### SET EXERCISE
Write out the listing below without alteration, omitting its pictures.

────────

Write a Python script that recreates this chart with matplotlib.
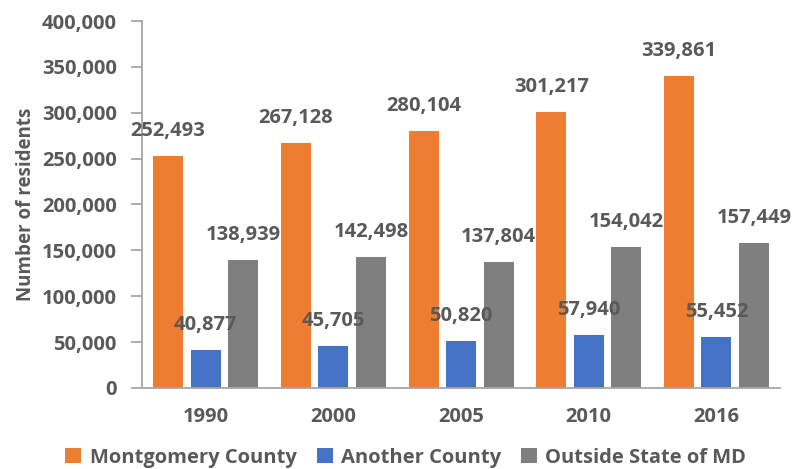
import matplotlib.pyplot as plt
import numpy as np
from matplotlib.ticker import FuncFormatter
from matplotlib.patches import Patch

plt.rcParams['font.family'] = ['Open Sans', 'DejaVu Sans']
plt.rcParams['font.weight'] = 'bold'

years = ['1990', '2000', '2005', '2010', '2016']
series_names = ['Montgomery County', 'Another County', 'Outside State of MD']
montgomery = [252493, 267128, 280104, 301217, 339861]
another = [40877, 45705, 50820, 57940, 55452]
outside = [138939, 142498, 137804, 154042, 157449]
colors = ['#ED7D31', '#4472C4', '#7F7F7F']
text_col = '#595959'

fig = plt.figure(figsize=(7.97, 4.69), dpi=100)
ax = fig.add_axes([0.178, 0.173, 0.801, 0.782])

x = np.arange(len(years))
width = 0.235
step = 0.294
for i, (vals, c) in enumerate(zip([montgomery, another, outside], colors)):
    pos = x + (i - 1) * step
    ax.bar(pos, vals, width=width, color=c, zorder=2)
    for px, v in zip(pos, vals):
        ax.annotate(f'{v:,}', (px, v), xytext=(0, 18), textcoords='offset points',
                    ha='center', va='center', fontsize=14.5, fontweight='bold', color=text_col)

ax.set_xlim(-0.5, len(years) - 0.5)
ax.set_ylim(0, 400000)
ax.set_yticks(range(0, 400001, 50000))
ax.yaxis.set_major_formatter(FuncFormatter(lambda v, p: f'{int(v):,}'))
ax.set_xticks(x)
ax.set_xticklabels(years)

for s in ['top', 'right']:
    ax.spines[s].set_visible(False)
for s in ['left', 'bottom']:
    ax.spines[s].set_color('#A6A6A6')
    ax.spines[s].set_linewidth(1.3)
ax.tick_params(axis='y', colors='#A6A6A6', length=8, width=1.3, labelcolor=text_col,
               labelsize=14.5, pad=10)
ax.tick_params(axis='x', length=0, labelcolor=text_col, labelsize=14.5, pad=14)
for lab in ax.get_xticklabels() + ax.get_yticklabels():
    lab.set_fontweight('bold')

ax.set_ylabel('Number of residents', fontsize=13.5, fontweight='bold', color=text_col, labelpad=4)

handles = [Patch(facecolor=c, label=n) for c, n in zip(colors, series_names)]
leg = fig.legend(handles=handles, loc='center', bbox_to_anchor=(0.509, 0.024), ncol=3,
                 frameon=False, fontsize=14.5, handlelength=0.8, handleheight=0.8,
                 handletextpad=0.4, columnspacing=1.0)
for t in leg.get_texts():
    t.set_color(text_col)
    t.set_fontweight('bold')

fig.savefig('out.png', dpi=100)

────────

### PROBLEM SOLUTION
Write a Python script that recreates this chart with matplotlib.
import matplotlib.pyplot as plt
import numpy as np
from matplotlib.ticker import FuncFormatter
from matplotlib.patches import Patch

plt.rcParams['font.family'] = ['Open Sans', 'DejaVu Sans']
plt.rcParams['font.weight'] = 'bold'

years = ['1990', '2000', '2005', '2010', '2016']
series_names = ['Montgomery County', 'Another County', 'Outside State of MD']
montgomery = [252493, 267128, 280104, 301217, 339861]
another = [40877, 45705, 50820, 57940, 55452]
outside = [138939, 142498, 137804, 154042, 157449]
colors = ['#ED7D31', '#4472C4', '#7F7F7F']
text_col = '#595959'

fig = plt.figure(figsize=(7.97, 4.69), dpi=100)
ax = fig.add_axes([0.178, 0.173, 0.801, 0.782])

x = np.arange(len(years))
width = 0.235
step = 0.294
for i, (vals, c) in enumerate(zip([montgomery, another, outside], colors)):
    pos = x + (i - 1) * step
    ax.bar(pos, vals, width=width, color=c, zorder=2)
    for px, v in zip(pos, vals):
        ax.annotate(f'{v:,}', (px, v), xytext=(0, 18), textcoords='offset points',
                    ha='center', va='center', fontsize=14.5, fontweight='bold', color=text_col)

ax.set_xlim(-0.5, len(years) - 0.5)
ax.set_ylim(0, 400000)
ax.set_yticks(range(0, 400001, 50000))
ax.yaxis.set_major_formatter(FuncFormatter(lambda v, p: f'{int(v):,}'))
ax.set_xticks(x)
ax.set_xticklabels(years)

for s in ['top', 'right']:
    ax.spines[s].set_visible(False)
for s in ['left', 'bottom']:
    ax.spines[s].set_color('#A6A6A6')
    ax.spines[s].set_linewidth(1.3)
ax.tick_params(axis='y', colors='#A6A6A6', length=8, width=1.3, labelcolor=text_col,
               labelsize=14.5, pad=10)
ax.tick_params(axis='x', length=0, labelcolor=text_col, labelsize=14.5, pad=14)
for lab in ax.get_xticklabels() + ax.get_yticklabels():
    lab.set_fontweight('bold')

ax.set_ylabel('Number of residents', fontsize=13.5, fontweight='bold', color=text_col, labelpad=4)

handles = [Patch(facecolor=c, label=n) for c, n in zip(colors, series_names)]
leg = fig.legend(handles=handles, loc='center', bbox_to_anchor=(0.509, 0.024), ncol=3,
                 frameon=False, fontsize=14.5, handlelength=0.8, handleheight=0.8,
                 handletextpad=0.4, columnspacing=1.0)
for t in leg.get_texts():
    t.set_color(text_col)
    t.set_fontweight('bold')

fig.savefig('out.png', dpi=100)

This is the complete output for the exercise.